Mumbai: On Tuesday, the benchmark indices, Sensex and Nifty, experienced a decline in a volatile trading session, primarily due to profit-taking in banking and oil sectors, as investors remained cautious amid escalating tensions between India and Pakistan.
The BSE Sensex, which had seen two consecutive days of gains, fell by 155.77 points or 0.19 percent, closing at 80,641.07. At one point during the day, it had dropped by 315.81 points, reaching a low of 80,481.03.
Similarly, the NSE Nifty decreased by 81.55 points or 0.33 percent, settling at 24,379.60.
Analysts noted that trading remained constrained ahead of the US Federal Reserve's upcoming policy announcement and ongoing concerns regarding US-China trade discussions.

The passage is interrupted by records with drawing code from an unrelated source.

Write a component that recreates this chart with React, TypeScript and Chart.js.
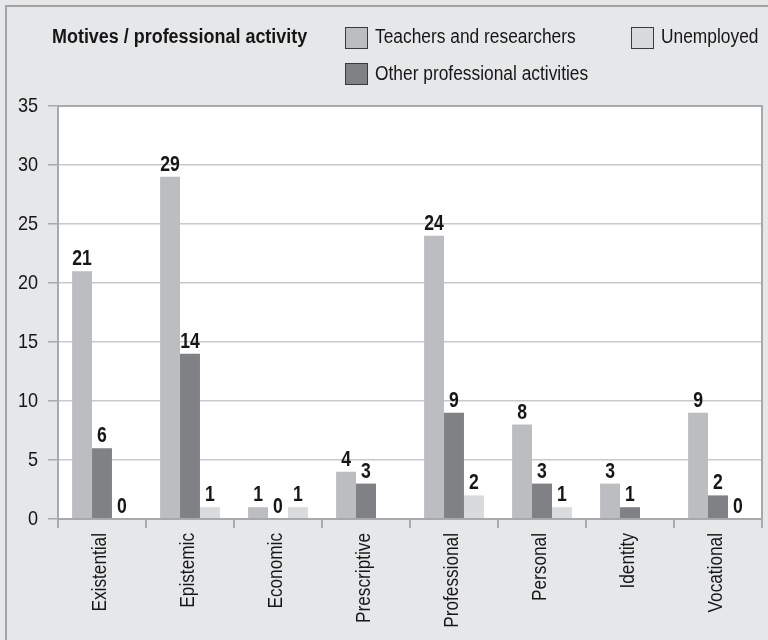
import React, { useEffect, useRef } from "react";
import { Chart, registerables } from "chart.js";

Chart.register(...registerables);

const categories = ["Existential", "Epistemic", "Economic", "Prescriptive", "Professional", "Personal", "Identity", "Vocational"];
const teachers: (number | null)[] = [21, 29, 1, 4, 24, 8, 3, 9];
const otherActivities: (number | null)[] = [6, 14, 0, 3, 9, 3, 1, 2];
const unemployed: (number | null)[] = [0, 1, 1, null, 2, 1, null, 0];
const seriesNames = ["Teachers and researchers", "Other professional activities", "Unemployed"];
const seriesColors = ["#bcbdc0", "#808184", "#d9dadb"];
const legendTitle = "Motives / professional activity";
const yTicks = { min: 0, max: 35, step: 5 };

const FONT = "'Liberation Sans', Arial, sans-serif";
const TEXT = "#161616";

function drawText(ctx: any, text: string, x: number, y: number, font: string, sx: number, align: string, baseline: string, rot = 0) {
  ctx.save();
  ctx.translate(x, y);
  if (rot) ctx.rotate(rot);
  ctx.scale(sx, 1);
  ctx.font = font;
  ctx.textAlign = align;
  ctx.textBaseline = baseline;
  ctx.fillStyle = TEXT;
  ctx.fillText(text, 0, 0);
  ctx.restore();
}

const framePlugin = {
  id: "frame",
  beforeDraw(chart: any) {
    const { ctx, width, height, chartArea } = chart;
    ctx.save();
    ctx.fillStyle = "#e6e7e8";
    ctx.fillRect(0, 0, width, height);
    ctx.strokeStyle = "#a3a3a3";
    ctx.lineWidth = 2;
    ctx.beginPath();
    ctx.moveTo(6, height);
    ctx.lineTo(6, 6);
    ctx.lineTo(width, 6);
    ctx.stroke();
    ctx.fillStyle = "#ffffff";
    ctx.fillRect(chartArea.left, chartArea.top, chartArea.right - chartArea.left, chartArea.bottom - chartArea.top);
    ctx.restore();
  },
  afterDatasetsDraw(chart: any) {
    const { ctx, chartArea } = chart;
    ctx.save();
    ctx.strokeStyle = "#a7a9ac";
    ctx.lineWidth = 2;
    ctx.strokeRect(chartArea.left, chartArea.top, chartArea.right - chartArea.left, chartArea.bottom - chartArea.top);
    ctx.restore();
    chart.data.datasets.forEach((ds: any, i: number) => {
      const meta = chart.getDatasetMeta(i);
      meta.data.forEach((el: any, j: number) => {
        const v = ds.data[j];
        if (v === null || v === undefined) return;
        drawText(ctx, String(v), el.x, el.y - 6, `bold 22px ${FONT}`, 0.8, "center", "alphabetic");
      });
    });
  },
  afterDraw(chart: any) {
    const { ctx } = chart;
    const ys = chart.scales.y;
    ys.ticks.forEach((t: any, i: number) => {
      drawText(ctx, String(t.value), 38, ys.getPixelForTick(i), `21px ${FONT}`, 0.86, "right", "middle");
    });
    const xs = chart.scales.x;
    xs.ticks.forEach((t: any, i: number) => {
      const label = categories[t.value] ?? String(t.label);
      drawText(ctx, label, xs.getPixelForTick(i) - 2, chart.chartArea.bottom + 14, `20.5px ${FONT}`, 0.84, "right", "middle", -Math.PI / 2);
    });
    drawText(ctx, legendTitle, 52, 43, `bold 19.5px ${FONT}`, 0.92, "left", "alphabetic");
    const pos = [
      { x: 345, y: 27, base: 43 },
      { x: 345, y: 63, base: 80 },
      { x: 631, y: 27, base: 43 },
    ];
    chart.data.datasets.forEach((ds: any, i: number) => {
      const p = pos[i];
      ctx.save();
      ctx.fillStyle = ds.backgroundColor;
      ctx.fillRect(p.x, p.y, 22, 21);
      ctx.strokeStyle = "#3a3a3a";
      ctx.lineWidth = 1;
      ctx.strokeRect(p.x + 0.5, p.y + 0.5, 22, 21);
      ctx.restore();
      drawText(ctx, ds.label, p.x + 30, p.base, `19.5px ${FONT}`, 0.89, "left", "alphabetic");
    });
  },
};

export default function App() {
  const ref = useRef<HTMLCanvasElement | null>(null);
  useEffect(() => {
    document.body.style.margin = "0";
    const canvas = ref.current;
    if (!canvas) return;
    const chart = new Chart(canvas, {
      type: "bar",
      data: {
        labels: categories,
        datasets: [
          { label: seriesNames[0], data: teachers, backgroundColor: seriesColors[0] },
          { label: seriesNames[1], data: otherActivities, backgroundColor: seriesColors[1] },
          { label: seriesNames[2], data: unemployed, backgroundColor: seriesColors[2] },
        ],
      },
      options: {
        animation: false,
        responsive: false,
        devicePixelRatio: 1,
        layout: { padding: { top: 106, right: 6, left: 0, bottom: 0 } },
        plugins: { legend: { display: false }, tooltip: { enabled: false } },
        datasets: { bar: { categoryPercentage: 0.68, barPercentage: 1 } },
        scales: {
          x: {
            grid: { display: true, drawOnChartArea: false, offset: true, tickLength: 9, tickColor: "#a7a9ac", lineWidth: 2 },
            border: { display: false },
            ticks: { minRotation: 90, maxRotation: 90, padding: 5, color: "rgba(0,0,0,0)", font: { family: FONT, size: 18 } },
            afterFit(scale: any) { scale.height = 121; },
          },
          y: {
            min: yTicks.min,
            max: yTicks.max,
            grid: { color: "#c8c9cb", lineWidth: 1.5, tickLength: 10, tickColor: "#a7a9ac" },
            border: { display: false },
            ticks: { stepSize: yTicks.step, padding: 9, color: "rgba(0,0,0,0)", font: { family: FONT, size: 19 } },
            afterFit(scale: any) { scale.width = 58; },
          },
        },
      },
      plugins: [framePlugin],
    });
    return () => chart.destroy();
  }, []);
  return (
    <div style={{ position: "absolute", left: 0, top: 0, width: 768, height: 640 }}>
      <canvas ref={ref} width={768} height={640} style={{ width: 768, height: 640, display: "block" }} />
    </div>
  );
}
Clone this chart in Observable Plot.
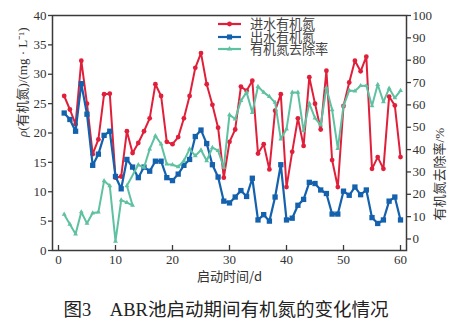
<!DOCTYPE html>
<html><head><meta charset="utf-8">
<script src="https://cdn.jsdelivr.net/npm/d3@7"></script>
<script src="https://cdn.jsdelivr.net/npm/@observablehq/plot@0.6"></script>
<style>
@font-face{font-family:"LegendCJK";src:local("Noto Sans CJK SC"),local("Noto Sans CJK SC Regular"),local("NotoSansCJKsc-Regular"),local("NotoSansCJKSC-Regular");ascent-override:86%;descent-override:8%;line-gap-override:0%;}
body{margin:0;background:#fff;}
#wrap{position:relative;width:461px;height:329px;overflow:hidden;}
#caption{position:absolute;left:0;top:297px;width:452px;text-align:center;font-size:18.5px;font-family:"Liberation Serif","Noto Sans CJK SC",serif;line-height:26px;color:#222;white-space:pre;}
.lg{position:absolute;left:217px;height:12px;display:flex;align-items:center;font-size:13.2px;line-height:12px;font-family:"LegendCJK","Noto Sans CJK SC",sans-serif;color:#444;white-space:nowrap;}
.lg span{line-height:12px;height:12px;display:inline-block;}
.lg svg{margin-right:8px;}
</style></head><body>
<div id="wrap"><div id="chart"></div><div id="legend"></div><div id="caption">图3　ABR池启动期间有机氮的变化情况</div></div>
<script>
// ---- data ----
const days = d3.range(1, 61);
const influent = [26.3,24.0,21.5,32.3,25.0,16.4,18.9,26.6,26.7,12.4,
                  12.6,20.3,16.6,18.3,20.3,22.5,28.3,26.3,18.5,18.1,
                  19.3,22.5,26.3,31.1,33.6,28.3,24.8,20.9,12.4,18.5,
                  20.6,27.9,27.2,28.9,16.5,18.1,13.8,23.8,26.6,10.8,
                  16.8,22.5,17.8,29.5,25.0,20.6,30.6,15.4,10.8,24.6,
                  28.6,32.3,30.5,33.0,13.9,15.9,13.9,26.2,24.7,15.9];
const effluent = [23.4,22.3,20.3,28.4,23.2,14.5,16.4,19.6,20.3,12.6,
                  10.5,15.5,14.2,12.4,14.2,13.5,15.2,15.2,12.4,11.9,
                  13.0,14.5,15.5,19.4,20.5,18.2,14.6,12.5,8.4,8.1,
                  9.1,10.2,9.2,12.3,5.2,6.1,5.0,9.1,14.6,5.2,
                  5.5,7.7,8.7,11.6,11.4,10.3,9.7,6.2,6.2,10.1,
                  9.4,10.8,9.5,10.3,5.6,4.6,5.2,8.4,9.1,5.2];
const removalDays = [1,2,3,4,5,6,7,8,9,10,11,12,13,12,14,15,16,17,18,19,20,
                     21,22,23,24,25,26,27,28,29,30,31,32,33,34,35,36,37,38,39,40,
                     41,42,43,44,45,46,47,48,49,50,51,52,53,54,55,56,57,58,59,60];
const removalRates = [11.0,6.6,2.2,12.1,7.0,11.6,12.0,26.0,23.8,-1.0,17.4,16.3,15.0,23.8,33.2,32.0,40.2,46.2,42.5,33.5,33.2,
                      32.3,35.0,40.2,37.2,39.8,35.0,40.9,39.5,32.0,55.6,53.7,61.9,65.6,56.6,68.2,65.6,63.7,61.1,44.7,49.2,
                      65.6,65.6,48.4,60.7,54.1,51.0,67.6,57.8,40.5,59.6,66.4,66.2,68.6,68.6,59.6,69.1,61.4,67.4,63.1,66.4];
const xTicks = [0,10,20,30,40,50,60];
const leftTicks = [0,5,10,15,20,25,30,35,40];
const rightTicks = [0,10,20,30,40,50,60,70,80,90,100];
const seriesNames = ["进水有机氮","出水有机氮","有机氮去除率"];
const colors = ["#e0203a","#1461ad","#5fc1a2"];

// right axis (%) mapped onto left scale
const rMin = -5.15, rMax = 100, lMax = 40;
const toL = r => lMax * (r - rMin) / (rMax - rMin);
const fromL = v => v / lMax * (rMax - rMin) + rMin;

const inf = days.map((d, i) => ({d, v: influent[i]}));
const eff = days.map((d, i) => ({d, v: effluent[i]}));
const rem = removalDays.map((d, i) => ({d, v: toL(removalRates[i])}));

const axisColor = "#3a3a3a";
const chart = Plot.plot({
  width: 461, height: 292,
  marginLeft: 52, marginRight: 55, marginTop: 15, marginBottom: 42,
  x: {domain: [-1.05, 61.05], label: null},
  y: {domain: [0, 40], label: null},
  style: {fontFamily: '"Liberation Serif","Noto Sans CJK SC",serif', fontSize: "13px", color: "#333", background: "#fff"},
  marks: [
    Plot.axisY(leftTicks, {anchor: "left", tickSize: 4, tickPadding: 2, stroke: axisColor, strokeWidth: 1.3, label: null, fontSize: 13}),
    Plot.axisY(rightTicks.map(toL), {anchor: "right", tickSize: 4, tickPadding: 2, stroke: axisColor, strokeWidth: 1.3, label: null, fontSize: 13,
      tickFormat: d => String(Math.round(fromL(d)))}),
    Plot.axisX(xTicks, {anchor: "bottom", tickSize: 0, tickPadding: 4, label: null, fontSize: 13}),
    Plot.ruleX(xTicks, {y1: 0, y2: 0.85, stroke: axisColor, strokeWidth: 1.3}),
    Plot.frame({stroke: axisColor, strokeWidth: 1.5}),
    Plot.line(inf, {x: "d", y: "v", stroke: colors[0], strokeWidth: 2}),
    Plot.dot(inf, {x: "d", y: "v", r: 2.4, fill: colors[0], stroke: null}),
    Plot.line(eff, {x: "d", y: "v", stroke: colors[1], strokeWidth: 2.2}),
    Plot.dot(eff, {x: "d", y: "v", r: 3, symbol: "square", fill: colors[1], stroke: null}),
    Plot.line(rem, {x: "d", y: "v", stroke: colors[2], strokeWidth: 2}),
    Plot.dot(rem, {x: "d", y: "v", r: 1.8, symbol: "triangle", fill: colors[2], stroke: null}),
    Plot.text(["启动时间/d"], {frameAnchor: "bottom", dy: 30, fontSize: 13, fill: "#333", fontFamily: '"Noto Sans CJK SC",sans-serif'}),
    Plot.text(["ρ(有机氮)/(mg · L⁻¹)"], {frameAnchor: "left", dx: -30, dy: 4, rotate: -90, fontSize: 13, fill: "#333"}),
    Plot.text(["有机氮去除率/%"], {frameAnchor: "right", dx: 33, dy: -5, rotate: -90, fontSize: 13, fill: "#333"})
  ]
});
document.getElementById("chart").appendChild(chart);

// italic rho in the left axis title
d3.select(chart).selectAll("text").each(function() {
  const t = this.textContent;
  if (t.startsWith("ρ(")) {
    const el = d3.select(this);
    el.text(null);
    el.append("tspan").attr("font-style", "italic").text("ρ");
    el.append("tspan").text(t.slice(1));
  }
});

// legend
const legend = d3.select("#legend");
const rowY = [24, 36.7, 49.4];
seriesNames.forEach((name, i) => {
  const row = legend.append("div").attr("class", "lg").style("top", (rowY[i] - 6) + "px");
  const s = row.append("svg").attr("width", 25).attr("height", 12);
  s.append("line").attr("x1", 1).attr("x2", 24).attr("y1", 6).attr("y2", 6)
    .attr("stroke", colors[i]).attr("stroke-width", 2.2);
  const sym = d3.symbol().type(i === 0 ? d3.symbolCircle : i === 1 ? d3.symbolSquare : d3.symbolTriangle)
    .size(i === 0 ? 18 : i === 1 ? 26 : 12);
  s.append("path").attr("d", sym()).attr("transform", "translate(12.5,6)").attr("fill", colors[i]);
  row.append("span").text(name);
});
</script>
</body></html>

In response to the rising tensions following the Pahalgam terror incident, the Union Home Ministry has instructed states and Union Territories to conduct mock drills.
These drills will encompass nearly 300 'civil defence districts' that house sensitive facilities, including nuclear power plants, military installations, refineries, and hydroelectric dams. Activities will include air-raid warning siren tests, civilian training for potential hostile attacks, and the maintenance of bunkers and trenches.
Among the major losers on the Sensex were companies like Eternal, Tata Motors, State Bank of India, Adani Ports, NTPC, IndusInd Bank, Bajaj Finance, Asian Paints, Axis Bank, and Sun Pharma.
Conversely, Bharti Airtel, Tata Steel, Mahindra & Mahindra, Hindustan Unilever, Nestle, and Maruti saw gains.
Asian markets showed mixed results, with Shanghai's SSE Composite index and Hong Kong's Hang Seng closing higher, while South Korean and Japanese markets were closed for holidays.
European markets were trading lower, and US markets ended in the red on Monday.
According to exchange data, Foreign Institutional Investors (FIIs) purchased equities worth Rs 497.79 crore on Monday.
The global oil benchmark, Brent crude, surged by 2.76 percent to USD 61.85 per barrel.
"The domestic market has been consolidating in recent sessions following a robust recovery, influenced by cautious sentiment due to India-Pakistan border tensions. Additionally, weak earnings growth for the current quarter has further affected market performance," stated Vinod Nair, Head of Research at Geojit Investments Limited.
"Investors are also closely watching India's trade negotiations with the US. Speculation surrounding the US Federal Reserve's policies is gaining attention, particularly as no rate cuts are anticipated in the near future, impacting global market trends."
In a positive note, India's service sector activity saw a slight uptick in April, driven by an increase in new order inflows, which also supported faster employment growth, according to a monthly survey released on Tuesday.
The seasonally adjusted HSBC India Services PMI Business Activity Index rose to 58.7 in April, up from 58.5 in March, indicating a robust expansion in service sector output.
On Monday, the 30-share BSE benchmark had gained 294.85 points or 0.37 percent, closing at 80,796.84, while the Nifty increased by 114.45 points or 0.47 percent to reach 24,461.15.